## START

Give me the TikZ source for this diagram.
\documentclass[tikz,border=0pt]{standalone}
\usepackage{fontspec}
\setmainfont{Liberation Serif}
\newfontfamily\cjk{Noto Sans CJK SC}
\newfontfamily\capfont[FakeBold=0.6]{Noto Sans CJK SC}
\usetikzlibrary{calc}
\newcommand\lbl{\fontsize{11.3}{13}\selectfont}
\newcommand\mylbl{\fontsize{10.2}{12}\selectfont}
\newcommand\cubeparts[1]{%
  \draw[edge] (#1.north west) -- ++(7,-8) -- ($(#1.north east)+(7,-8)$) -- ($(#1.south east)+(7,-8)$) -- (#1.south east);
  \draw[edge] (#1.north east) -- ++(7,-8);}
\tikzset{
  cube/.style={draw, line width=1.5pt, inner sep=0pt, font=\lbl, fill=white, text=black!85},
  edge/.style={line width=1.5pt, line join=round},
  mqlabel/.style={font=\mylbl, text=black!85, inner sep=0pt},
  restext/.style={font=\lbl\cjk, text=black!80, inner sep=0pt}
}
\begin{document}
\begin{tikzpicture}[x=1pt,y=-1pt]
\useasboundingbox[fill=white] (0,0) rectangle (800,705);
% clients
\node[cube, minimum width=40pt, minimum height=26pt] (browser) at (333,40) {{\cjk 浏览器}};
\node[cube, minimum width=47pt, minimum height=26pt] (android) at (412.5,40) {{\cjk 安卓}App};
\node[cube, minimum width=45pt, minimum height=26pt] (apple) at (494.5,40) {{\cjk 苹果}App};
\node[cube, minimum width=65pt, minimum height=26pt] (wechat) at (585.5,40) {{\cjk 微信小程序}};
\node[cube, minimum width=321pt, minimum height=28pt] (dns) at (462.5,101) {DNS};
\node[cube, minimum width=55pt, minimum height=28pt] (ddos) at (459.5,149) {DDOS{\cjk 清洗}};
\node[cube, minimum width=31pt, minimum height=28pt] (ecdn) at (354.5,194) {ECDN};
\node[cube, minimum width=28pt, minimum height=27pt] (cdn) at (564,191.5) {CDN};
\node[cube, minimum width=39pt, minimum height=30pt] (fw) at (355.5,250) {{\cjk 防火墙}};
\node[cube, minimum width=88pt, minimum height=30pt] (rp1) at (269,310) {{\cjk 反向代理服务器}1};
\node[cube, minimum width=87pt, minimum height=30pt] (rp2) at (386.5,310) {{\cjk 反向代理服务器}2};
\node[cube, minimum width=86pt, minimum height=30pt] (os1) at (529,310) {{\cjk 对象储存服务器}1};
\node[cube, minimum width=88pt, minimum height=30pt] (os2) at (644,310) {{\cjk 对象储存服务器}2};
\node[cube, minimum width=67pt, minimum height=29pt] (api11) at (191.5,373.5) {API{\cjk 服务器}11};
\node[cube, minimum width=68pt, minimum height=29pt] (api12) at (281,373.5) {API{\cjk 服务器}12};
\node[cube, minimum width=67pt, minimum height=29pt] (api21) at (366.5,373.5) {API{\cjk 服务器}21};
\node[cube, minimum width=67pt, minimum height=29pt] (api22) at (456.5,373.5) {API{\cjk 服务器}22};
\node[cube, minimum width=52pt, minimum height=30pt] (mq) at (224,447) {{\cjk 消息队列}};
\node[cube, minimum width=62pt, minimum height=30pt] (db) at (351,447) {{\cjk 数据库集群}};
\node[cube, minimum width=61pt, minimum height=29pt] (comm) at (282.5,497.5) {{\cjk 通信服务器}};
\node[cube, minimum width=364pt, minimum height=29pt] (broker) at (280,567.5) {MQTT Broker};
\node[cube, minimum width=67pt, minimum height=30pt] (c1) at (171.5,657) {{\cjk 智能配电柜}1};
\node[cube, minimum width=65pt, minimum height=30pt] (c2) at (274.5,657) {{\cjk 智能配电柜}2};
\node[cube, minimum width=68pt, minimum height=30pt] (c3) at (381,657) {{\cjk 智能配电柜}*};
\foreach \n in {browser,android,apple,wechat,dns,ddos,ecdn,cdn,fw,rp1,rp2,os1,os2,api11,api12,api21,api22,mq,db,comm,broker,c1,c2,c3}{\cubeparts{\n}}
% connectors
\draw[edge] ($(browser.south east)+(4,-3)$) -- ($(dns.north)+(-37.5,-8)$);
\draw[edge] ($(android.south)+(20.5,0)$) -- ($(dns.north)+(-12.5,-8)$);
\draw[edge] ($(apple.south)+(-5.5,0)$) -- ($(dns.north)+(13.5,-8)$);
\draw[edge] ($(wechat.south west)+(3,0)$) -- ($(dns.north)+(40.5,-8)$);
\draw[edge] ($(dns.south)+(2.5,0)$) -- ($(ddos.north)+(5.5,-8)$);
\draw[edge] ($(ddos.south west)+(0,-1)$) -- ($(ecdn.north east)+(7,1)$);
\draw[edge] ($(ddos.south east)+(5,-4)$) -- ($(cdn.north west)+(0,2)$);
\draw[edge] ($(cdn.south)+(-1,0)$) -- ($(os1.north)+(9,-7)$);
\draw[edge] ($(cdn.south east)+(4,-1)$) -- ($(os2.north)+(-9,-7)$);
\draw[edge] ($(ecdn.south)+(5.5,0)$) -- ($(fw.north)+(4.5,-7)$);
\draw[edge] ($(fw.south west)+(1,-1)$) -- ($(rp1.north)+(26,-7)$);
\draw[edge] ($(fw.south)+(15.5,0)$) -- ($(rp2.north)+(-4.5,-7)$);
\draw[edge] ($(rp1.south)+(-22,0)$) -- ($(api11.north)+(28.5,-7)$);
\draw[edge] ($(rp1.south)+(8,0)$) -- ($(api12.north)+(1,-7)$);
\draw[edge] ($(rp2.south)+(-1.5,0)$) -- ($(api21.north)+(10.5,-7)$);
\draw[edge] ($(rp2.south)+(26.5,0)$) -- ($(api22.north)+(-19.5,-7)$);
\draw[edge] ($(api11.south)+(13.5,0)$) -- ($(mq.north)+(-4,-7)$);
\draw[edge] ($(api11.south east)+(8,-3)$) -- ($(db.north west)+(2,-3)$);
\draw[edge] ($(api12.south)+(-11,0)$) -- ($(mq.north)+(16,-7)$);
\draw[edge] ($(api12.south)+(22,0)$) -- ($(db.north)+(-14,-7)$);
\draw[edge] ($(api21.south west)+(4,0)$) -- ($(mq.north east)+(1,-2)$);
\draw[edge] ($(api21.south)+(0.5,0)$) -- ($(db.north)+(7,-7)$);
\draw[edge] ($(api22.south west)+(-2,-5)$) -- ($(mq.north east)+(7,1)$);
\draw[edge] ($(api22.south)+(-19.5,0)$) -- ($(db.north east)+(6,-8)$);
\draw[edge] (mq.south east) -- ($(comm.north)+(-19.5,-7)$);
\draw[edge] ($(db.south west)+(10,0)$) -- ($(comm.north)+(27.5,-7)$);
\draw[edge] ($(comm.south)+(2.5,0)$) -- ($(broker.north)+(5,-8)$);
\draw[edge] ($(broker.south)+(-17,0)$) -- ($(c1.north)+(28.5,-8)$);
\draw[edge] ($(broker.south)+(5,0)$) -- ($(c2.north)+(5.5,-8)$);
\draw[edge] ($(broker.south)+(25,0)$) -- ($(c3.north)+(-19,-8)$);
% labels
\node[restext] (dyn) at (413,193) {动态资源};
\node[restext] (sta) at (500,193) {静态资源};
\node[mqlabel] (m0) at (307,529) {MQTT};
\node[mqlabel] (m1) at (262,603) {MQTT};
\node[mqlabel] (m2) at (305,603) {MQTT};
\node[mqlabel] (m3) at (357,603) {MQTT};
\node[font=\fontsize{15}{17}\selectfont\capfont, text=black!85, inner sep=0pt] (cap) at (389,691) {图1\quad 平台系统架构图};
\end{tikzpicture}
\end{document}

## END
## START

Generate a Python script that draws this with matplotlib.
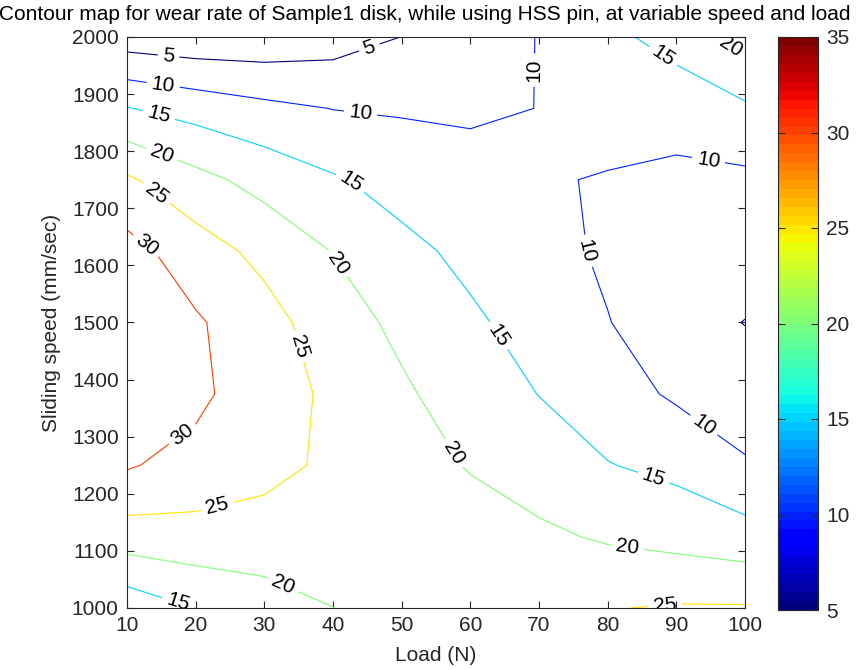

## END

## What you will do
Pick out all lines from the data above in which the word "this" appears.

## Solution below
Give me the TikZ source for this diagram.
Generate a Python script that draws this with matplotlib.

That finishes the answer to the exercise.